Francisco Cordão - A grande mudança da educação profissional ocorreu com a Lei de Diretrizes e Bases (lei 9394/96), na medida em que esta articulou as dimensões de educação, trabalho, ciência e tecnologia. O que se pretende agora, com a reforma do Decreto 2.208/97, é aprofundar essa mudança, definindo com maior clareza as alternativas para as escolas organizarem os cursos de educação profissional integrada e/ou articulada com o ensino médio. Quer dizer que poderemos ter matrículas distintas com o mesmo projeto pedagógico, na forma concomitante ou seqüencial. Trata-se de dar novas alternativas para as escolas trabalharem a educação profissional articulada com o ensino médio, e não no lugar do ensino médio, porque a educação profissional é complementar.
Folha Dirigida - Na sua opinião, qual é o
grande desafio da educação profissional nos dias de hoje?
Francisco Cordão - O grande desafio da educação profissional está colocado nas diretrizes curriculares que estão sendo retomadas na orientação da nova deliberação que está sendo elaborada no Rio de Janeiro.
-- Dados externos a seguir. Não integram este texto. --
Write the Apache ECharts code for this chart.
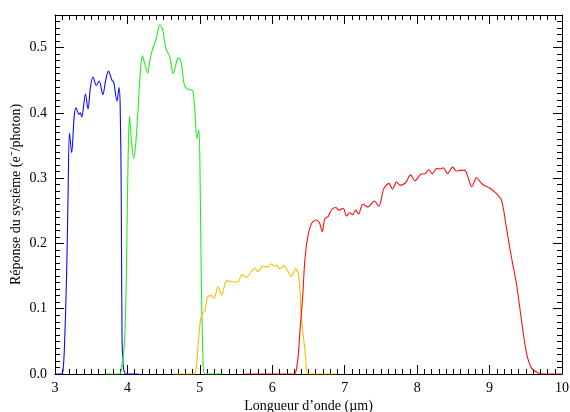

Trata-se de trabalhar a educação profissional a partir de projetos pedagógicos comprometidos com o desenvolvimento de competências profissionais. O que significa isso? Significa que a educação profissional não deve se restringir ao ensinar a fazer. Desenvolver competência profissional é desenvolver a capacidade pessoal de articular, mobilizar e colocar em ação os conhecimentos, as habilidades e valores, para resolver os desafios da vida profissional de modo eficiente e eficaz. Significa que quem aprendeu a fazer deve saber porque está fazendo dessa maneira e não de outra, tendo condições de tomar decisões profissionais e de monitorar os seus próprios desempenhos. Quer dizer que queremos uma escola comprometida com resultados em termos de desenvolvimento de competências profissionais. Essa é a grande mudança.
Folha Dirigida - E isso já está no teor da nova deliberação sobre
educação profissional que está sendo elaborada pelo Conselho Estadual de
Educação do Rio de Janeiro?
Francisco Cordão - Exatamente. O Conselho Estadual de Educação do Rio de Janeiro (CEE/RJ), com essa nova deliberação, está dando um importante passo à frente, nesse momento de mudança do cenário nacional da educação profissional.